For those who don’t use Shortcuts regularly, the automations feature is one of the most useful and powerful tools that Apple gives its users access to. At its heart, it lets users set up basic “if / then” triggers for a variety of conditions on an iPhone, be it a specific time of day, arriving at a location, getting an email or text from a specific contact, joining a Wi-Fi network, tapping an NFC tag, opening an app, or when your phone hits a certain level of battery life.
Used properly, Shortcuts is incredibly useful, allowing things like disabling notifications when your Kindle app is open so you can read in peace, automatically turning on low power mode when your phone’s battery dips below 50 percent, or disabling rotation lock when you open the Apple TV app so your shows enter full-screen mode properly.
But up until iOS 15.4, Apple had previously rendered the feature virtually unusable for common tasks by instituting mandatory notifications every single time the conditions were triggered. The new update fixes that, though, by adding a toggle that allows users to disable those notifications makes Apple’s Shortcut automations vastly more usable for day-to-day tasks by allowing you to remove the spammy notifications that used to appear every time you triggered one.

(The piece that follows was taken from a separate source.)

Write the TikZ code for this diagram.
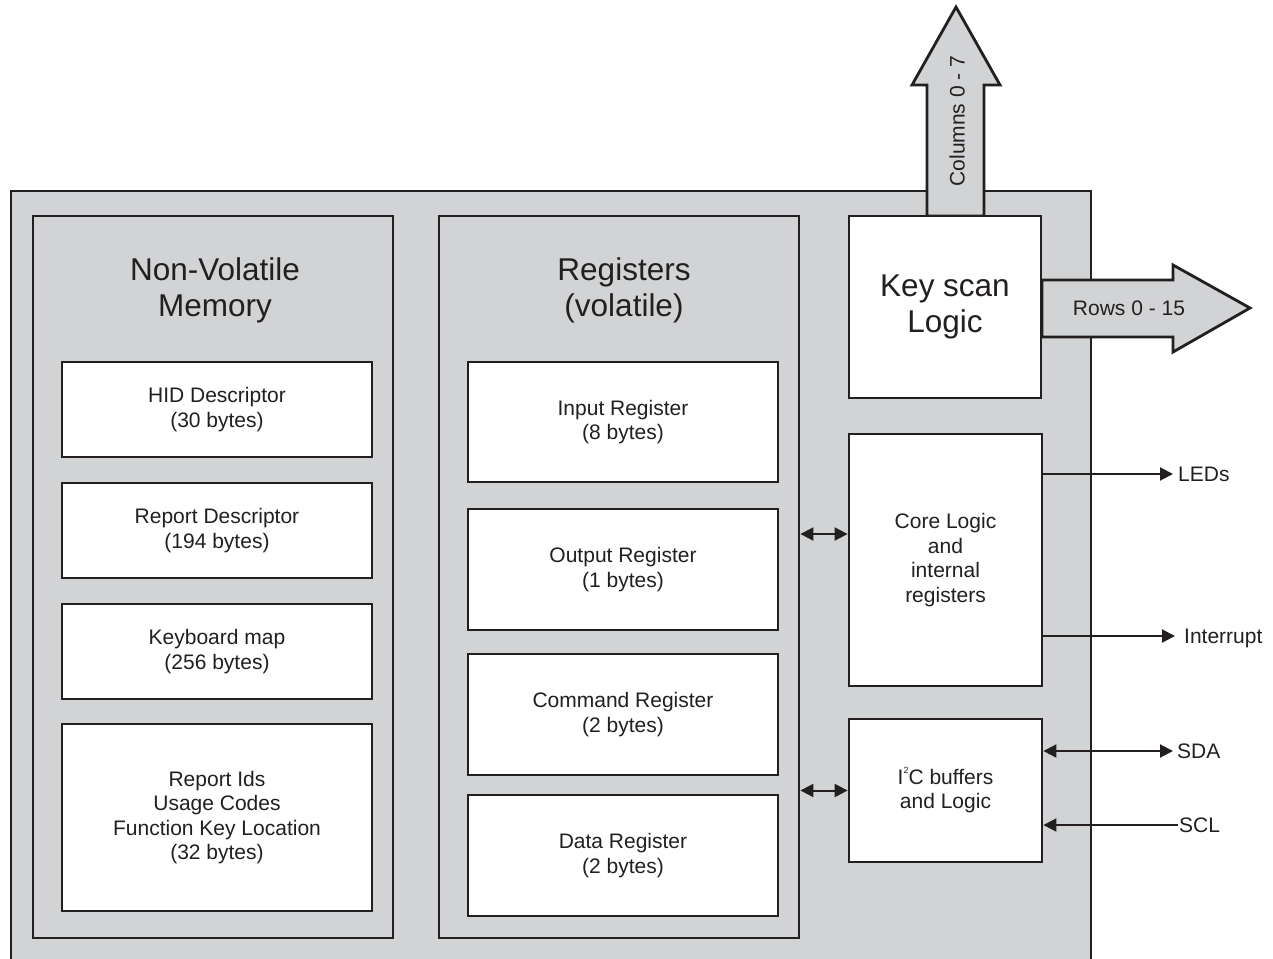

To disable the notifications, simply tap on the automation and switch off the new “notify when run” toggle that’ll appear if you’re running the latest iOS 15.4 beta. You’ll have to do it for each notification, but once you’ve set it up right, you’ll never be bothered by the Shortcuts notification bar for your automations again.
There are a few caveats here, though: the new setting is only for Shortcuts automations, not all Shortcuts. That means that if you’re using Shortcuts as a workaround for custom iOS icons, there’s still no way to remove the pop-up banner when you open an app with that method, for example.
iOS 15.4 also adds the option to use Face ID on newer iPhones while wearing a mask and a slew of new emoji. The update is still currently in public beta but should see a broad release in the coming weeks — hopefully with these exciting new features still available.